Est-ce que la Laureato fonctionne comme vous l’espériez ?
On doit toujours être prudents et humbles, mais la Laureato rencontre un succès significatif. Nous sommes très attentifs au sell-out, c'est-à-dire les ventes au consommateur final. C’est indispensable. On ne peut plus fonctionner en regardant seulement le sell-in, les stocks des détaillants. Ce n'est pas le bon indicateur de santé de l'horlogerie. Et ce sell-out est très satisfaisant. Mais au-delà des chiffres, il fallait que Girard-Perregaux trouve un produit fort, historique, légitime. Or, nous sommes sortis en 1975, en même temps et même avant certains produits forts historiques qui ont ouvert la voie des montres sport-chic en acier. Et nous avons gardé une identité et un design forts, qui sont indispensables pour construire une image de marque. Ce n'est pas possible avec un produit très classique. Nous en avons aussi, mais une icône avec une forte identité permet de sortir du lot.

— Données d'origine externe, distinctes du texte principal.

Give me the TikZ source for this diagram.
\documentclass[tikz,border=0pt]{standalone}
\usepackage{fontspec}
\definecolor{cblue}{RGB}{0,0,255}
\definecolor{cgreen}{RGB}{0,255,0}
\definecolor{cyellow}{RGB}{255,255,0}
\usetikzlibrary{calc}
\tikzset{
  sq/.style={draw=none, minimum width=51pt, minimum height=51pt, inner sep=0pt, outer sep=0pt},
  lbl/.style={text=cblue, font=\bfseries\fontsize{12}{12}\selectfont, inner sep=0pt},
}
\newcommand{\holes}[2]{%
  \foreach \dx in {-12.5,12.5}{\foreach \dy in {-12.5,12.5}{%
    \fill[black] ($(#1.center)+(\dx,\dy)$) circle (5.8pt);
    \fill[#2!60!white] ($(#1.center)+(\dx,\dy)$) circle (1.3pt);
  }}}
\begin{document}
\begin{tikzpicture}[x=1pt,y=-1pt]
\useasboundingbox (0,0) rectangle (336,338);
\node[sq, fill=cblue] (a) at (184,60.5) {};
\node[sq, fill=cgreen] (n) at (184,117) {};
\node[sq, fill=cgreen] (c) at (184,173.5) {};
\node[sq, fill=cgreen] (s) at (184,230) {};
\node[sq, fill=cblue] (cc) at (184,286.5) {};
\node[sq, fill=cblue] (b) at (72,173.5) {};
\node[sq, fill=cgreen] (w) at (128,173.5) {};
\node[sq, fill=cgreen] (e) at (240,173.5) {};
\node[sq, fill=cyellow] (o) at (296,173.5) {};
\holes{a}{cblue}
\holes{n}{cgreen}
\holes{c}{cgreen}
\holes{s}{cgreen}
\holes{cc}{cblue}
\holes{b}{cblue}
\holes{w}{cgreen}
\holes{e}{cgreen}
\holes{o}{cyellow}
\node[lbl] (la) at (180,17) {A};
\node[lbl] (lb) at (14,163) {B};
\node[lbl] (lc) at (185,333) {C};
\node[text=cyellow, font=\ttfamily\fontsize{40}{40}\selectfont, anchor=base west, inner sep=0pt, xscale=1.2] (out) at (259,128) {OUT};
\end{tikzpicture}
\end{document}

Parce que les montres classiques sont trop génériques ?
L'identité d'une montre classique, à quelques mètres, on ne sait pas toujours l'attribuer à la bonne marque. C'est plus difficile de la rendre désirable, car elle a moins de surfaces différentes, de finitions différentes. Alors que la Laureato n'avait jamais été utilisée comme une icône, comme un produit avec une forte dynamique commerciale. Alors ça fonctionne et ce n'est que le début. Mais le plus important était de trouver le type de produit pour nous déployer commercialement.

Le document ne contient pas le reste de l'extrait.